Posted October 8, 2009 by Spyros in Linux/Unix Programming

How to Use Tar, Gzip and Bzip2 Under The Unix Shell


When moving to linux or other unix based systems, it is a standard that new users have a problem using tar, gzip and bzip2 in order to compress their archives. I remember that back at the days i first used a linux system, i had lots of trouble using these commands.

Luckily, nowadays, most linux systems and especially ubuntu like ones have their own embedded archivers that will automate the work of extracting and creating such archives for you. However, as a linux user, you really have to utilize the power of the shell that will make your everyday life easier and allow you to do things faster and more effectively.

In this post, i will show you how to use those 3 programs in order to compress your data. I will try to provide you with easy ways to not only find out the switches and how they are used, but ways to actually remember what you need to write at the shell the next time you would want to compress or extract something. There are some tricks that i use in order to not forget of the various switches that tar, gzip and bzip2 use and i will be presenting them here.

What is tar, bzip2 and gzip ?

There is no real need to go too deep on the history of the tools and stuff like that. What you need to know is 3 things :

1. In short, tar is a program that gets various files as input and produces just one file that contains them all. Therefore, you may have like 100 files and create just one tar file that will hold each one of them. Remember that tar does NOT use any compression by itself and therefore the resulting file will have the exact same size as the size that the files it consists of have.

2. Gzip and Bzip2 are two different programs that actually do the same work and that is compress files. Most usually, for the sake of convenience, we first create a tar file that contains all the files we want to compress and then pass that to one of these compressors. This is why you see files named like “archive.tar.gz” or “archive.tar.bz2”. The first is a tar file (that may contain hundreds of files inside), that is compressed with gzip, while the latter is a tar file that is compressed with bzip2.

3. In order to decide which of the two compression programs to use, remember this simple thing :

Bzip2 produces bout 15% smaller zipped files but Gzip compresses faster than Bzip2

How to Use Tar to Create and Extract an Archive ?

Creating a tar file is pretty easy. The first thing you need to do is decide what files you want to add to the tar file. Let’s suppose that you want to include just two files named file1 and file2 that are under your desktop. In order to compress them, you can first change to your Desktop directory (using the command cd ~/Desktop) and then execute :

tar cfv new.tar file1 file2

This will create a file named new.tar that holds the two files. In order to remember the switches that i use, the best idea is to understand what they are about and use simple words to remember them :

-c means Create. This asks from tar that it creates an archiver for us.

-v means Verbose and is actually not needed, but what it does is provide us with information about what files are compressed. It’s a good idea to use it.

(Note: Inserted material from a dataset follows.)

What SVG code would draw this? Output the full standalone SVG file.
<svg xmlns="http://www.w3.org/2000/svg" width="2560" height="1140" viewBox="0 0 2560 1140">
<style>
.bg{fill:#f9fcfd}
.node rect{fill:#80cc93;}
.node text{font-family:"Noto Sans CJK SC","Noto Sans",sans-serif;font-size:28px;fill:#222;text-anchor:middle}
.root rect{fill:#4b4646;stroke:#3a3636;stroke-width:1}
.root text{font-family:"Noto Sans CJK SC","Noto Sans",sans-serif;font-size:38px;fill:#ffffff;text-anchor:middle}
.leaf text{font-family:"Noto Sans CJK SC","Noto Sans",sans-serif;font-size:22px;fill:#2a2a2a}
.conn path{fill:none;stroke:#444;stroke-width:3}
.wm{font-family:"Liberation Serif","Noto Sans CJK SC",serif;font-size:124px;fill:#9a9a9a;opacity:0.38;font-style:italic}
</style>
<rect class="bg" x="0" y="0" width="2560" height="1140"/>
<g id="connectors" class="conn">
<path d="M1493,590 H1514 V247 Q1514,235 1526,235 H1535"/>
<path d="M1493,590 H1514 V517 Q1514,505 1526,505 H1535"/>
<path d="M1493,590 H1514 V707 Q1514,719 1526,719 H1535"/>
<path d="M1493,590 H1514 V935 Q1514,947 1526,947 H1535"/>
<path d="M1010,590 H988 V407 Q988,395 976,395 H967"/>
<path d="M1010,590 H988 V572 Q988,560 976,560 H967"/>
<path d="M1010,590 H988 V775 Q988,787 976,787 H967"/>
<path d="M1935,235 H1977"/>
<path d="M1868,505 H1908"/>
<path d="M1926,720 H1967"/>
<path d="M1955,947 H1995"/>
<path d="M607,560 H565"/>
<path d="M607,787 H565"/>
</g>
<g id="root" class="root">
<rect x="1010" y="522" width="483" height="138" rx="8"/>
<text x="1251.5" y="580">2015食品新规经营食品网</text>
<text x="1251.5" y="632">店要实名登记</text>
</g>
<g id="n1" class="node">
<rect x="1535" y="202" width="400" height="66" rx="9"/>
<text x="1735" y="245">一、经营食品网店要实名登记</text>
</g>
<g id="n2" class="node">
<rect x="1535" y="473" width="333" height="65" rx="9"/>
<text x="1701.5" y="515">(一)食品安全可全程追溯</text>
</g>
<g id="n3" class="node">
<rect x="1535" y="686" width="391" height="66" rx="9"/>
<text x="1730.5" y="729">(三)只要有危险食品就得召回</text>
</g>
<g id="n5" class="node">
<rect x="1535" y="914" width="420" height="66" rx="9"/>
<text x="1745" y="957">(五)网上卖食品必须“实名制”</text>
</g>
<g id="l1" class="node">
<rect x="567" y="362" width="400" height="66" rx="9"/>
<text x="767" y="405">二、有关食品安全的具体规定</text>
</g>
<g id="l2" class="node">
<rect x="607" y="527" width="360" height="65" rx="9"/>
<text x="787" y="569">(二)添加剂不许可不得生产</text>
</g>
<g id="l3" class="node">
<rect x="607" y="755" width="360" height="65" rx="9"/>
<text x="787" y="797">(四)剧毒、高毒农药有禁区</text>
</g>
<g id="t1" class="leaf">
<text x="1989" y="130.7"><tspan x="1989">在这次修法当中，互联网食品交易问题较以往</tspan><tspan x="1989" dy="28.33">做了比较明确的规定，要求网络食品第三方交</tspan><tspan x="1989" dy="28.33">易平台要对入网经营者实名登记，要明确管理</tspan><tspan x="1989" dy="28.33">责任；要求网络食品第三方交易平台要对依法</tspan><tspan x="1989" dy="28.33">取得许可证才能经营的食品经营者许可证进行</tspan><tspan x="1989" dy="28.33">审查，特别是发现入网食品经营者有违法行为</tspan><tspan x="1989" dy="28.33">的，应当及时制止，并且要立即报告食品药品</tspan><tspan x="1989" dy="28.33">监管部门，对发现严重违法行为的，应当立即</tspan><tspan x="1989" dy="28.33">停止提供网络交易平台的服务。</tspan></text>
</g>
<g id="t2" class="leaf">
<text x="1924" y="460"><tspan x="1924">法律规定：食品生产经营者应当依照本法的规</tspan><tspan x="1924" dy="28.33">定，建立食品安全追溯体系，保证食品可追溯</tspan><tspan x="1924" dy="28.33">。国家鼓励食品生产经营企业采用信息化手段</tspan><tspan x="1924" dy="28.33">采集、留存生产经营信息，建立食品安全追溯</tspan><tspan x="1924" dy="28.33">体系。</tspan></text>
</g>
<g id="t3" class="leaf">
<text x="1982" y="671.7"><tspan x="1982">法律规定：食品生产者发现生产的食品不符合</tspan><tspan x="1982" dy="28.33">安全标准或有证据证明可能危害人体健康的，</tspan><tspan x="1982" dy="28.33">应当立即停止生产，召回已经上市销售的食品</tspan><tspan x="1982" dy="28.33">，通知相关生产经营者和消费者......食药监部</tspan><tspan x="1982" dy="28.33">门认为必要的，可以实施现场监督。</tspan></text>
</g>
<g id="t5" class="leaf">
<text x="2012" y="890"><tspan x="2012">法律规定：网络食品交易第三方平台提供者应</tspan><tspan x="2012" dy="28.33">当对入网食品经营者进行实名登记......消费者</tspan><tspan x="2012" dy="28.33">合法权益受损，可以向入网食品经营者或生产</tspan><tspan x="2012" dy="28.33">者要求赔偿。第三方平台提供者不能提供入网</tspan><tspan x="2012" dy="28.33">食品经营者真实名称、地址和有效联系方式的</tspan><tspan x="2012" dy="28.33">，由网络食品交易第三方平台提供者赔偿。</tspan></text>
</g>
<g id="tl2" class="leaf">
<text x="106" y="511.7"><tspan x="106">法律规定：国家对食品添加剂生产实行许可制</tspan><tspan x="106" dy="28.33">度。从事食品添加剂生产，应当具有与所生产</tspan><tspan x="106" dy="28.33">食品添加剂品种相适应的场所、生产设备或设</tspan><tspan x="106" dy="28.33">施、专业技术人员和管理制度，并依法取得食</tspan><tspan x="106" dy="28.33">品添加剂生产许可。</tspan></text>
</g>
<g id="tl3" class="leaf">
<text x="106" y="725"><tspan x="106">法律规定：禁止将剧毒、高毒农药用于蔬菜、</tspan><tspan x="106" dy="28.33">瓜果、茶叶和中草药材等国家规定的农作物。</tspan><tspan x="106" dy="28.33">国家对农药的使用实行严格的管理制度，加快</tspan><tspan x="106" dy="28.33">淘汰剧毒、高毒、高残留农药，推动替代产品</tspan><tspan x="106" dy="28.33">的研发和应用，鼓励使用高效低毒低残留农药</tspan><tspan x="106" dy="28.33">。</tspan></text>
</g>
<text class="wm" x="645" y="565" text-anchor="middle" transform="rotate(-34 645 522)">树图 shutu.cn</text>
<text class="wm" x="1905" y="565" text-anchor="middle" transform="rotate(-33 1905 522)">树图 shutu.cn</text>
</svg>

-f means Force and we use it so that tar does not ask us whether we are sure we want to compress these files or not.

Also, notice that we first specify the destination archive and then the sources. Tar, bzip and gzip are of those few commands, where unlike mv or cp, the destination is specified first.

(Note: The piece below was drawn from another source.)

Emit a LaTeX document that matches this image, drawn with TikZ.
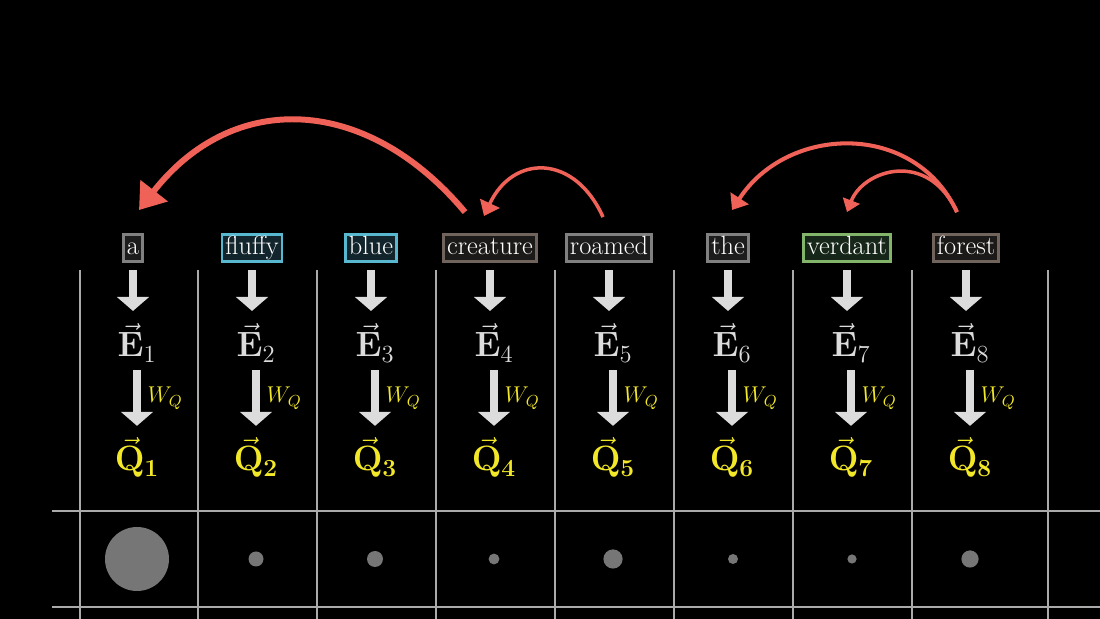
\documentclass[tikz,border=0pt]{standalone}
\usepackage{fix-cm}
\usepackage{amsmath}
\usetikzlibrary{arrows.meta, positioning}

\definecolor{gridgray}{RGB}{170,170,170}
\definecolor{arrowgray}{RGB}{220,220,220}
\definecolor{egray}{RGB}{220,220,220}
\definecolor{qyellow}{RGB}{242,232,40}
\definecolor{attnred}{RGB}{240,98,88}
\definecolor{dotgray}{RGB}{118,118,118}
\definecolor{wgray}{RGB}{128,128,128}
\definecolor{wblue}{RGB}{88,184,208}
\definecolor{wbrown}{RGB}{112,100,92}
\definecolor{wgreen}{RGB}{130,180,106}
\definecolor{fgray}{RGB}{28,28,28}
\definecolor{fblue}{RGB}{18,36,44}
\definecolor{fbrown}{RGB}{28,26,25}
\definecolor{fgreen}{RGB}{22,38,24}

\tikzset{
    word/.style 2 args={draw=#1, fill=#2, line width=1.5pt, text=white,
        font=\fontsize{15}{17}\selectfont, inner xsep=2pt, inner ysep=0pt,
        minimum height=15.5pt, text height=10.5pt, text depth=3pt},
    enode/.style={text=egray, font=\fontsize{20}{22}\selectfont, anchor=base,
        inner sep=0pt, text height=26pt, text depth=7.4pt},
    qnode/.style={text=qyellow, font=\fontsize{20}{22}\selectfont, anchor=base,
        inner sep=0pt, text height=25.5pt, text depth=7pt},
    wq/.style={text=qyellow, font=\fontsize{13}{15}\selectfont, anchor=west,
        inner sep=0pt, xshift=4pt},
    down/.style={draw=arrowgray, line width=4.2pt, -{Triangle[length=8pt, width=18pt]}},
    attnbig/.style={draw=attnred, line width=3.4pt, -{Triangle[length=14pt, width=19pt]}},
    attn/.style={draw=attnred, line width=2pt, -{Triangle[length=8pt, width=12pt]}}
}

\begin{document}
\begin{tikzpicture}[x=0.02cm, y=0.02cm]
    % background
    \fill[black] (0,0) rectangle (1100,619);
    \useasboundingbox (0,0) rectangle (1100,619);

    % grid
    \foreach \x in {80,198,317,436,555,674,793,912,1048}
        \draw[gridgray, line width=0.8pt] (\x,349) -- (\x,0);
    \foreach \y in {108,12}
        \draw[gridgray, line width=0.8pt] (52,\y) -- (1100,\y);

    % tokens, embeddings and queries
    \foreach \w/\d/\f [count=\i] in {a/wgray/fgray, fluffy/wblue/fblue, blue/wblue/fblue,
        creature/wbrown/fbrown, roamed/wgray/fgray, the/wgray/fgray,
        verdant/wgreen/fgreen, forest/wbrown/fbrown} {
        \pgfmathsetmacro\cx{14+119*\i}
        \node[word={\d}{\f}] (\w) at (\cx,371) {\w};
        \node[enode] (e\i) at (\cx+4,262) {$\vec{\mathbf{E}}_\i$};
        \node[qnode] (q\i) at (\cx+4,148) {$\vec{\mathbf{Q}}_{\mathbf{\i}}$};
        \draw[down, shorten <=4pt] (\w.south) -- (\w.south |- e\i.north);
        \draw[down] (e\i.south) -- node[wq] {$W_Q$} (q\i.north);
    }

    % attention arrows
    \draw[attnbig] ([shift={(-25,21)}]creature.north) to[out=130, in=52, looseness=1.2] ([shift={(6,23)}]a.north);
    \draw[attn] ([shift={(-6,16)}]roamed.north) to[out=114, in=65, looseness=1.48] ([shift={(-6,17)}]creature.north);
    \draw[attn, line width=2.3pt] ([shift={(-9,21)}]forest.north) to[out=115, in=57, looseness=1.15] ([shift={(4,23)}]the.north);
    \draw[attn, -{Triangle[length=7pt, width=10pt]}] ([shift={(-9,21)}]forest.north) .. controls +(115:70) and +(69:45) .. ([shift={(0,21)}]verdant.north);

    % weights
    \foreach \x/\r in {137/32, 256/7.5, 375/8, 494/5.4, 613/9.6, 733/5, 852/4.6, 970/8.6}
        \fill[dotgray] (\x,60) circle (\r);
\end{tikzpicture}
\end{document}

After you create the archiver, decompressing it is also very easy and it is actually a simple change of the switches :

tar xfv new.tar

The only real difference is the switch -x which comes from the word eXtract and it is therefore easy to remember. The latter command will extract the files of the new.tar archive in the current directory.

How to Use Gzip and Bzip2 to Create and Extract Tar Archives

Now comes the really important part. Creating and extracting archives zipped with gzip or bzip2. Don’t let that intimidate you. The commands that we use in order to do these things are also very easy to remember. In order to create a new tar archive of the two files file1 and file2 and also compress that with gzip, we execute the command :

tar cfvz new.tar.gz file1 file2

This will create a new tar file compressed with gzip and containing the files named file1 and file2. As you can see, the switches cfv are already known to you and they mean, create a file without asking me and provide me with information about the operation. The new switch is -z and it actually instructs tar to create a file compressed with gzip. On the other hand, to create the same tar file but compressed with bzip2 you can specify this command :

tar cfvj new.tar.bz2 file1 file2

The only thing that changes is that the -z for gzip becomes -j. So now, you ask yourself, how will i remember the difference ? I have a way that i do it personally. In order to remember what -z stands for, i think of the .gz extension. The latter ends with a z and this is how i remember it. There bz2 will use -j.

Extracting the archived files is very easy and it is actually the same for both compressed files like :

tar xfv new.tar.bz2

tar xfv new.tar.gz

As we have already discussed, xfv means something like extract with force the archiver files, providing us with information about the operation. Before i conclude this tutorial, i will just let you know of another important switch and that is “-C filepath”.  If you do that, it is like specifying the directory where the files you want to compress are if they are not under the current directory that you are at. Therefore, in order not to have to change to the directory that your files are at, you just specify their path using that switch.